— Exercise goal —
Copy each line that contains the word "this".

— A block of data —
================

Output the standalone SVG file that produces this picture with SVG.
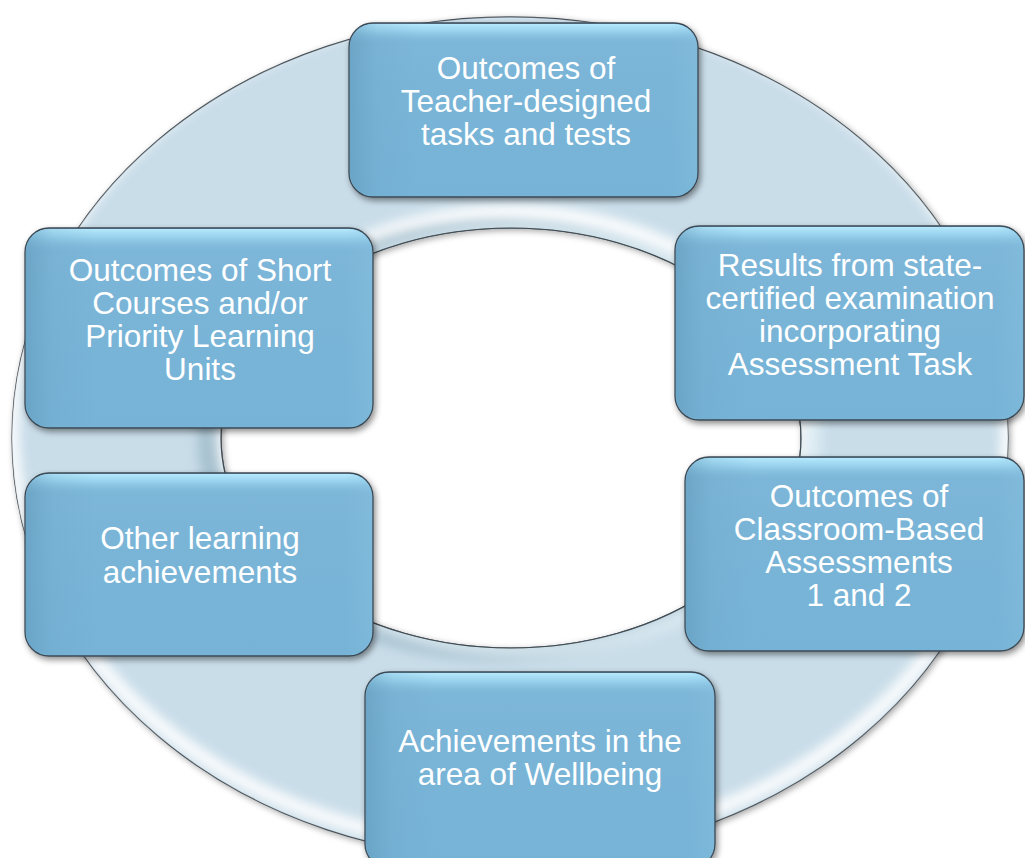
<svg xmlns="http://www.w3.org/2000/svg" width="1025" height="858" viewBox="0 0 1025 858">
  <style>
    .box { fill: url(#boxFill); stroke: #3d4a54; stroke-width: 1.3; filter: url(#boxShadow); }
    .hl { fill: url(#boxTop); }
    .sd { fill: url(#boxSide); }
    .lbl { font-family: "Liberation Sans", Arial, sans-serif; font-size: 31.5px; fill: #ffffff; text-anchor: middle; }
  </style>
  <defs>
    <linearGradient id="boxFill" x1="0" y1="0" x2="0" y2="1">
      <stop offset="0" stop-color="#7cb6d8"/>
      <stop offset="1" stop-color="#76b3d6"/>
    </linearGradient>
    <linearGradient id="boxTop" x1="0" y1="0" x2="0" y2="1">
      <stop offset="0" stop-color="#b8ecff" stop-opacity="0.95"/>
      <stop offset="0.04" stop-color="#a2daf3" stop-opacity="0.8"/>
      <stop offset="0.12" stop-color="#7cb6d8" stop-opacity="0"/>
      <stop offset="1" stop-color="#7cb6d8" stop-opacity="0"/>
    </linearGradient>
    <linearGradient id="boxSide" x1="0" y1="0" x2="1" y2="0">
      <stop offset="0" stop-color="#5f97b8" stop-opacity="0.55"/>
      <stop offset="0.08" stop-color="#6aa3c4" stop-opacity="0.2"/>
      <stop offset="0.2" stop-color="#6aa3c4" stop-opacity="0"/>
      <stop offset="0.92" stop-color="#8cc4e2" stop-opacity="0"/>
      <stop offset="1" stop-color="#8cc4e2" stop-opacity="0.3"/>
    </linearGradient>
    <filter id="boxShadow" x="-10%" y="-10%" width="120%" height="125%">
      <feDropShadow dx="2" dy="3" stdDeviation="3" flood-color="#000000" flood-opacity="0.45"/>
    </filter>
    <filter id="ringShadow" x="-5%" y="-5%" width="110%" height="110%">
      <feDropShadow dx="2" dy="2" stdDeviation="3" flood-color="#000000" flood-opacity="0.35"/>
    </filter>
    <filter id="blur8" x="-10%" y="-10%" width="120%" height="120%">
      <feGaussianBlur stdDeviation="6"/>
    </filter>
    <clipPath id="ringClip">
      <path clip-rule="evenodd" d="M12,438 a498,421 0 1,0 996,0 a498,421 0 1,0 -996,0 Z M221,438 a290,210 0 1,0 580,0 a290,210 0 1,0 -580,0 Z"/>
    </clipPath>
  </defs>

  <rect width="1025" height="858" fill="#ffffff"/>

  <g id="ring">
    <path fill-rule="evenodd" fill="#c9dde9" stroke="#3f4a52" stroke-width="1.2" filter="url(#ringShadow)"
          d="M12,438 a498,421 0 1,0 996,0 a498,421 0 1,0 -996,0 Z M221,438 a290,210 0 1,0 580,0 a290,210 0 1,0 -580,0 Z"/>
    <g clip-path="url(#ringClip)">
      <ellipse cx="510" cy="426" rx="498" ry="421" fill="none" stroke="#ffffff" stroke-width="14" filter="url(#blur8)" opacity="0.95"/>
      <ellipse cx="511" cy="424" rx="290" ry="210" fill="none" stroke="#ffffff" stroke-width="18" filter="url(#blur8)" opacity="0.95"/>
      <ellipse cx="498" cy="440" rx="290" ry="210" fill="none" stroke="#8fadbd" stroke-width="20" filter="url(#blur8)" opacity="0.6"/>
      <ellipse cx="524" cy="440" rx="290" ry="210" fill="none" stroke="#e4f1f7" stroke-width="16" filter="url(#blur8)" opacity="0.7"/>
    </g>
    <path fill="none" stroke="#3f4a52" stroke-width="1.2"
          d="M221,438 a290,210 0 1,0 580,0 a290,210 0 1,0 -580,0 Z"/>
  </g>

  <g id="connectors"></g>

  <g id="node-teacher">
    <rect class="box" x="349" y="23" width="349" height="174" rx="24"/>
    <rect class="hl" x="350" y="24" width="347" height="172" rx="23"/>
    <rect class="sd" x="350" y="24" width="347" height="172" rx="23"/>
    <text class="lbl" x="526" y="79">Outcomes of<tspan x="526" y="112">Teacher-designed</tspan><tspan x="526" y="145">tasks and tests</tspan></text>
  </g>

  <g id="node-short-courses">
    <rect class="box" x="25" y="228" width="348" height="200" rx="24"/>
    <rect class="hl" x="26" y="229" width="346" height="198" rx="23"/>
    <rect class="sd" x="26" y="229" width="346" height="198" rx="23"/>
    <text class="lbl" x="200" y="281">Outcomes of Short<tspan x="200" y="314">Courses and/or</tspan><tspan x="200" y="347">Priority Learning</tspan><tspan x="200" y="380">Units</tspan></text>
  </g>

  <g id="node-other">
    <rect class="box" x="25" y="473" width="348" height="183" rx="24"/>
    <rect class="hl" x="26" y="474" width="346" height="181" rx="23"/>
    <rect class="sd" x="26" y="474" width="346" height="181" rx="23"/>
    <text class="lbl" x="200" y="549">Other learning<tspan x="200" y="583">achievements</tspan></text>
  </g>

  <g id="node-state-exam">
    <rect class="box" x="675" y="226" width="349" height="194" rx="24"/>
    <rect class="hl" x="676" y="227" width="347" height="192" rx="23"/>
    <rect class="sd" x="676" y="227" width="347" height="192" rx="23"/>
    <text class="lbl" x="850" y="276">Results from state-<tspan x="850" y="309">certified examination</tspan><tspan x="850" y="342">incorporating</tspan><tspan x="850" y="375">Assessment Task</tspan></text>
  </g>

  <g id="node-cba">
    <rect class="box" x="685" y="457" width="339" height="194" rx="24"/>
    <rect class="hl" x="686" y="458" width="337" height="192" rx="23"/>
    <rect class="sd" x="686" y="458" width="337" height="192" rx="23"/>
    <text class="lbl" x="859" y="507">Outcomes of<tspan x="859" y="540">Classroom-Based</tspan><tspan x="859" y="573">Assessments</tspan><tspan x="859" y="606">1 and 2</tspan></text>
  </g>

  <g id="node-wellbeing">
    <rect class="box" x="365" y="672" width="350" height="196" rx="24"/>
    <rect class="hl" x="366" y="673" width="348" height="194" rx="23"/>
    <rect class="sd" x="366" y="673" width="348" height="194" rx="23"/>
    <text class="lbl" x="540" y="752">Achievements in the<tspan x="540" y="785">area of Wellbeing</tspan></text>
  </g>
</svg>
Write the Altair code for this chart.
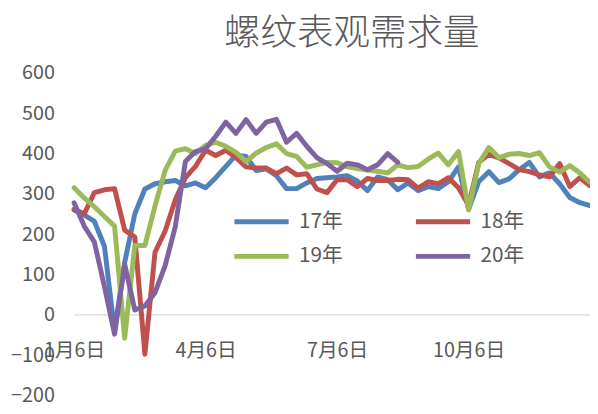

================

— Exercise output —
Output the standalone SVG file that produces this picture with SVG.
Write the Altair code for this chart.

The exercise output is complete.